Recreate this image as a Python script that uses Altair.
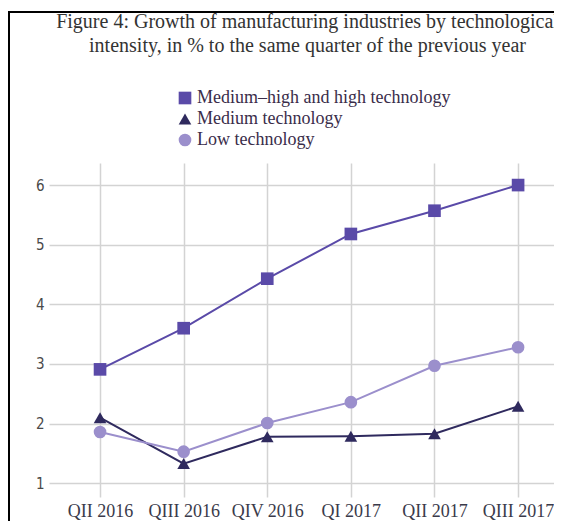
import altair as alt
import pandas as pd

quarters = ["QII 2016", "QIII 2016", "QIV 2016", "QI 2017", "QII 2017", "QIII 2017"]
high = [2.91, 3.60, 4.43, 5.18, 5.57, 6.00]
medium = [2.10, 1.33, 1.78, 1.79, 1.83, 2.29]
low = [1.86, 1.53, 2.01, 2.36, 2.97, 3.28]
series = ["Medium\u2013high and high technology", "Medium technology", "Low technology"]
colors = ["#5a4aa8", "#2f2a5e", "#9b8fcc"]
shapes = ["square", "triangle-up", "circle"]
y_ticks = [1, 2, 3, 4, 5, 6]

rows = []
for name, vals in zip(series, [high, medium, low]):
    for q, v in zip(quarters, vals):
        rows.append({"quarter": q, "value": v, "series": name})
df = pd.DataFrame(rows)

x_enc = alt.X(
    "quarter:N", sort=quarters, title=None,
    scale=alt.Scale(type="point", padding=0.52, align=0.587),
    axis=alt.Axis(domain=False, ticks=False, grid=True, gridColor="#d3d3d3", gridWidth=1.5,
                  labelFont="Liberation Serif", labelFontSize=18, labelColor="#3a3a4a",
                  labelPadding=5, labelAngle=0),
)
y_enc = alt.Y(
    "value:Q", title=None,
    scale=alt.Scale(domain=[0.77, 6.37], nice=False, zero=False),
    axis=alt.Axis(values=y_ticks, domain=False, ticks=False, grid=True, gridColor="#d3d3d3",
                  gridWidth=1.5, labelFont="Liberation Sans Narrow, DejaVu Sans Condensed, sans-serif",
                  labelFontSize=15, labelColor="#4a4a4a", labelPadding=5),
)
color_enc = alt.Color(
    "series:N", title=None, sort=series,
    scale=alt.Scale(domain=series, range=colors),
    legend=alt.Legend(orient="none", legendX=127, legendY=-74, labelFont="Liberation Serif",
                      labelFontSize=18, labelColor="#3a2d4a", symbolSize=160, rowPadding=3,
                      labelOffset=3, symbolStrokeWidth=0, padding=0, labelLimit=500),
)
shape_enc = alt.Shape(
    "series:N", title=None, sort=series,
    scale=alt.Scale(domain=series, range=shapes),
)

base = alt.Chart(df)
lines = base.mark_line(strokeWidth=2).encode(x=x_enc, y=y_enc, color=color_enc, detail="series:N")
points = base.mark_point(filled=True, size=160, opacity=1).encode(
    x=x_enc, y=y_enc, color=color_enc, shape=shape_enc
)

frame_src = alt.Chart(pd.DataFrame({"a": [0]}))
frame_left = frame_src.mark_rule(color="black", strokeWidth=2).encode(
    x=alt.value(-40), y=alt.value(-152), y2=alt.value(358)
)
frame_top = frame_src.mark_rule(color="black", strokeWidth=2).encode(
    x=alt.value(-41), x2=alt.value(505), y=alt.value(-151)
)

chart = alt.layer(lines, points, frame_left, frame_top).properties(
    width=505, height=334,
    title=alt.TitleParams(
        ["Figure 4: Growth of manufacturing industries by technological",
         "intensity, in % to the same quarter of the previous year"],
        font="Liberation Serif", fontSize=20, fontWeight="normal", color="#333333",
        anchor="middle", frame="group", offset=-46, lineHeight=24, dx=6,
    ),
    autosize=alt.AutoSizeParams(type="none"),
    padding={"left": 41, "top": 155, "right": 0, "bottom": 24},
).configure_view(stroke=None)

chart.save("out.html", embed_options={"renderer": "svg", "actions": False})
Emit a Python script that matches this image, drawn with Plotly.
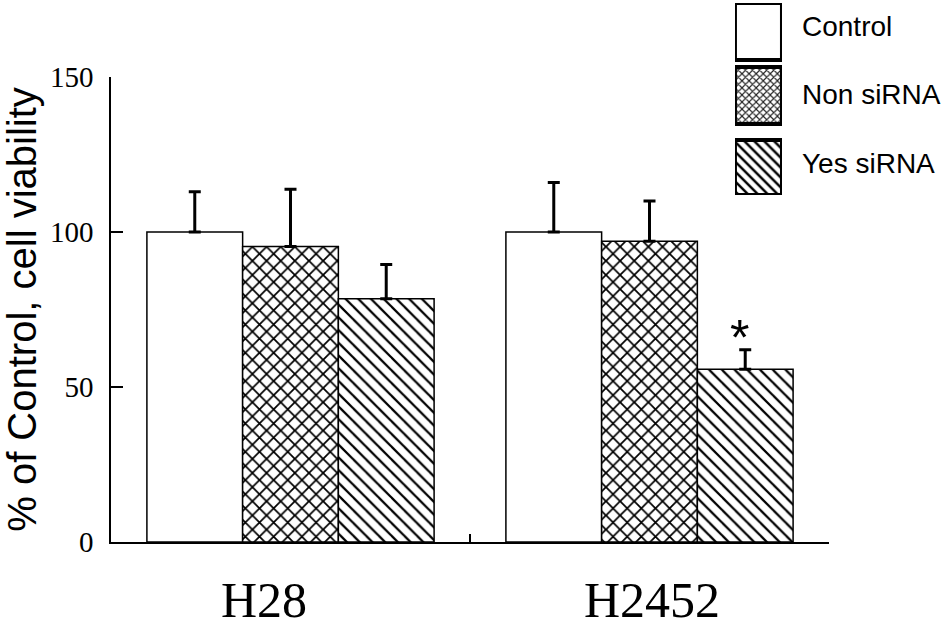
import plotly.graph_objects as go

categories = ["H28", "H2452"]
series_names = ["Control", "Non siRNA", "Yes siRNA"]
control = [100, 100]
non_sirna = [95.3, 97]
yes_sirna = [78.5, 55.7]
control_err = [13, 16]
non_err = [18.5, 13]
yes_err = [11, 6.3]
y_ticks = [0, 50, 100, 150]

values = [control, non_sirna, yes_sirna]
errors = [control_err, non_err, yes_err]
patterns = [dict(shape=""), dict(shape="x", size=10, solidity=0.32, fgcolor="black", bgcolor="white", fgopacity=1),
            dict(shape="\\", size=9, solidity=0.25, fgcolor="black", bgcolor="white", fgopacity=1)]

fig = go.Figure()
for name, v, e, p in zip(series_names, values, errors, patterns):
    fig.add_trace(go.Bar(
        x=categories, y=v, name=name, showlegend=False,
        marker=dict(color="white", line=dict(color="black", width=1.5), pattern=p),
        error_y=dict(type="data", array=e, arrayminus=[0] * len(e), symmetric=False,
                     color="black", thickness=3, width=6),
    ))

# custom legend swatches on an overlay axis
leg_patterns = [dict(shape=""), dict(shape="x", size=5, solidity=0.4, fgcolor="#222", bgcolor="white", fgopacity=1),
                dict(shape="\\", size=7, solidity=0.35, fgcolor="black", bgcolor="white", fgopacity=1)]
leg_base = [135, 71, 0]
leg_height = [57, 57, 55]
for name, p, b, h in zip(series_names, leg_patterns, leg_base, leg_height):
    fig.add_trace(go.Bar(
        x=[0], y=[h], base=[b], width=[1], xaxis="x2", yaxis="y2", showlegend=False,
        offsetgroup="leg",
        marker=dict(color="white", line=dict(color="black", width=4), pattern=p),
        hoverinfo="skip",
    ))

fig.update_layout(
    width=945, height=630,
    margin=dict(l=111, r=116, t=0, b=88),
    paper_bgcolor="white", plot_bgcolor="white",
    barmode="group", bargap=0.2, bargroupgap=0,
    showlegend=False,
    xaxis=dict(
        automargin=False,
        showline=True, linecolor="black", linewidth=1.5,
        ticks="inside", ticklen=8, tickwidth=1.5, tickcolor="black",
        tickson="boundaries", showgrid=False, showticklabels=False,
    ),
    yaxis=dict(
        automargin=False,
        domain=[0, 465 / 542],
        range=[0, 150], tickvals=y_ticks,
        showline=True, linecolor="black", linewidth=1.5,
        ticks="inside", ticklen=12, tickwidth=1.5, tickcolor="black",
        showgrid=False, zeroline=False,
        tickfont=dict(family="Liberation Serif", size=29, color="black"),
        ticklabelstandoff=10,
        title=dict(text="% of Control, cell viability",
                   font=dict(family="Liberation Sans", size=40, color="black"),
                   standoff=6),
    ),
    xaxis2=dict(domain=[0.869, 0.9345], range=[-0.5, 0.5], visible=False, anchor="y2"),
    yaxis2=dict(domain=[(542 - 195) / 542, (542 - 3) / 542], range=[0, 192], visible=False, anchor="x2"),
)

# category labels (H28 label sits left of its group in the original)
label_shift = [-27, 2]
for cat, sh in zip(categories, label_shift):
    fig.add_annotation(x=cat, y=0, xref="x", yref="y", text=cat, showarrow=False,
                       xshift=sh, yshift=-58, yanchor="middle",
                       font=dict(family="Liberation Serif", size=50, color="black"))

for name, yy in zip(series_names, [0.952, 0.825, 0.699]):
    fig.add_annotation(x=0.9596, y=yy, xref="paper", yref="paper", text=name, showarrow=False,
                       xanchor="left", yanchor="middle",
                       font=dict(family="Liberation Sans", size=28, color="black"))

fig.add_annotation(x=1 + 0.8 / 3, y=yes_sirna[1] + yes_err[1], xref="x", yref="y", text="*",
                   showarrow=False, yanchor="bottom", xshift=-6, yshift=-18,
                   font=dict(family="Liberation Sans", size=50, color="black"))

fig.write_html("out.html", post_script="document.body.style.margin='0';",
               config={"displayModeBar": False})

**SET EXERCISE:** Print exactly what appears from the line holding "Emit a Python" down to the line holding "y_ticks = [0, 50, 100, 150]", both ends kept, leaving out the pictures.

**THE SOLUTION:**
Emit a Python script that matches this image, drawn with Plotly.
import plotly.graph_objects as go

categories = ["H28", "H2452"]
series_names = ["Control", "Non siRNA", "Yes siRNA"]
control = [100, 100]
non_sirna = [95.3, 97]
yes_sirna = [78.5, 55.7]
control_err = [13, 16]
non_err = [18.5, 13]
yes_err = [11, 6.3]
y_ticks = [0, 50, 100, 150]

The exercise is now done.